If you examine the data inside the model, you’ll see a bunch of metadata headers and then an enormous array of arrays of floating point values. Stuff like,
[0.01645, 0.67235, ...]. That is what a generative image AI model uses to make images. There’s no database to speak of.When training an image model, you need to download millions upon millions of public images from the Internet and run them through their paces against an actual database like ImageNET. ImageNET contains lots of metadata about millions of images such as their URL, bounding boxes around parts of the image, and keywords associated with those bounding boxes.
The training is mostly a linear process. So the images never really get loaded into an database, they just get read along with their metadata into a GPU where it performs some Machine Learning stuff to generate some arrays of floating point values. Those values ultimately will end up in the model file.

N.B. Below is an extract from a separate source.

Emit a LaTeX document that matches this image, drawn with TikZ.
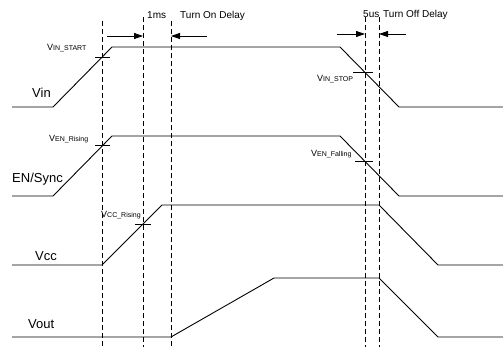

It’s actually a lot more complicated than that (there’s pretraining steps and classifiers and verification/safety stuff and more) but that’s the gist of it.
I see soooo many people who think image AI generation is literally pulling pixels out of existing images but that’s not how it works at all. It’s not even remotely how it works.
When an image model is being trained, any given image might modify one of those floating point values by like ±0.01. That’s it. That’s all it does when it trains on a specific image.
I often rant about where this process goes wrong and how it can result in images that look way too much like some specific images in training data but that’s a flaw, not a feature. It’s something that every image model has to deal with and will improve over time.
At the heart of every AI image generation is a random number generator. Sometimes you’ll get something similar to an original work. Especially if you generate thousands and thousands of images. That doesn’t mean the model itself was engineered to do that. Also: A lot of that kind of problem happens in the inference step but that’s a really complicated topic…
Where does it get read from? a database, right? yeah. that’s called a database. It may not be a large massive repository of art to rival the Vatican’s secret collection, but it is a database of digital art.
as for it being complex… yeah. that’s why I kept it simple and glossed over all the complex stuff that’s not really, you know. relevant to the question of who owns it.
I did stumble on an interesting AI use that seems super legit for creatives:
There’s an AI powered app for a specific brand of guitar amplifier. If you want your guitar to sound like a particular artist or a particular song, you tell it via a natural language input and it does all the adjustments for you.
You STILL have to have the personal talent to, you know, PLAY the guitar, but it saves you hours of fiddling with dials and figuring out what effects and pedals to apply to get the sound you’re looking for.
Video, same player, same guitar, same amp, multiple sounds:
https://youtube.com/shorts/wsGj4zsfOuQ
From a purely artistic perspective, this would be like asking AI for a Pantone or RGB palette set for a specific work of art. All it’s doing is telling you the colors so you can avoid doing all the research and mixing yourself.
How you USE those colors? That’s on you!